The Ministry of Finance has said the approval of a requested bailout from the International Monetary Fund will not lead to a cessation of the Electronic Transfers Levy (E-Levy).
The government of Ghana on July 1, 2022, contacted the IMF to commence talks for a bailout after initially rejecting calls to approach the fund for support.
For months, the current government of Ghana fought hard to approve and implement a 1.5% levy on electronic transactions.
Among several arguments, the government said the E-Levy is a direct and appropriate substitute for a possible bailout from the International Monetary Fund in the face of growing economic challenges.
Following the government’s decision to finally approach the IMF, some critics have called for the cancellation of the E-Levy implementation which has so far achieved just 10% of its intended target after two months.
But in a document answering some questions about what will become Ghana’s 17th IMF bailout, the ministry of finance said it will not lead to the scrapping of the E-Levy.
According to the ministry, the government remains committed to ensuring the full operationalisation of the E-Levy as a means of generating revenue to support expenditure.

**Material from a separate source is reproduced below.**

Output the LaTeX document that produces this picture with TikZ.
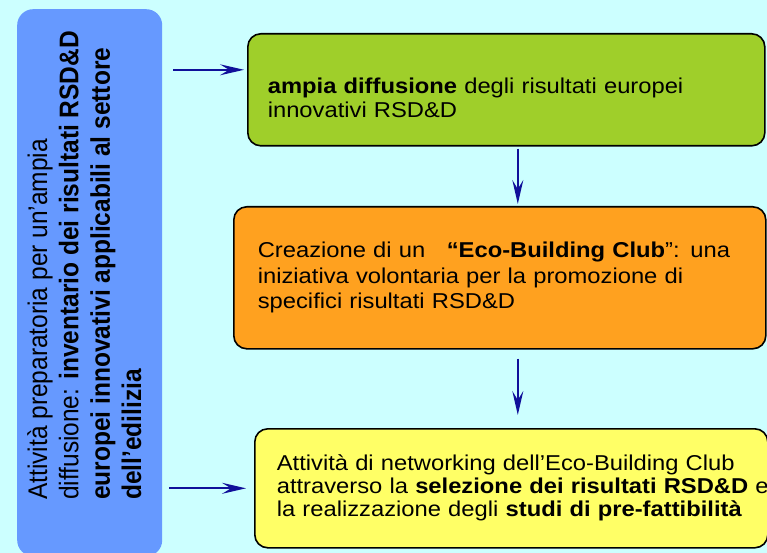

“NO. The IMF lending to Ghana will be for balance of payments support (i.e. to shore up the international reserves). Government is committed to ensuring the smooth operationalisation of all taxes including the e-levy to ensure that in addition to the IMF’s resources, government can continue to support its developmental goals on its own while ensuring that tax-to-GPD ratio increases to the peer range of 16%-18%. An IMF-supported programme is likely to encourage the government to investigate the factors hindering the success of the e-levy (including by providing technical assistance if needed) and come out with strategies to improve it. Additionally, other tax measures could be considered for the medium-term,” the ministry said in its document.
Meanwhile, a team from the IMF is expected to arrive in the country to begin negotiations with the government.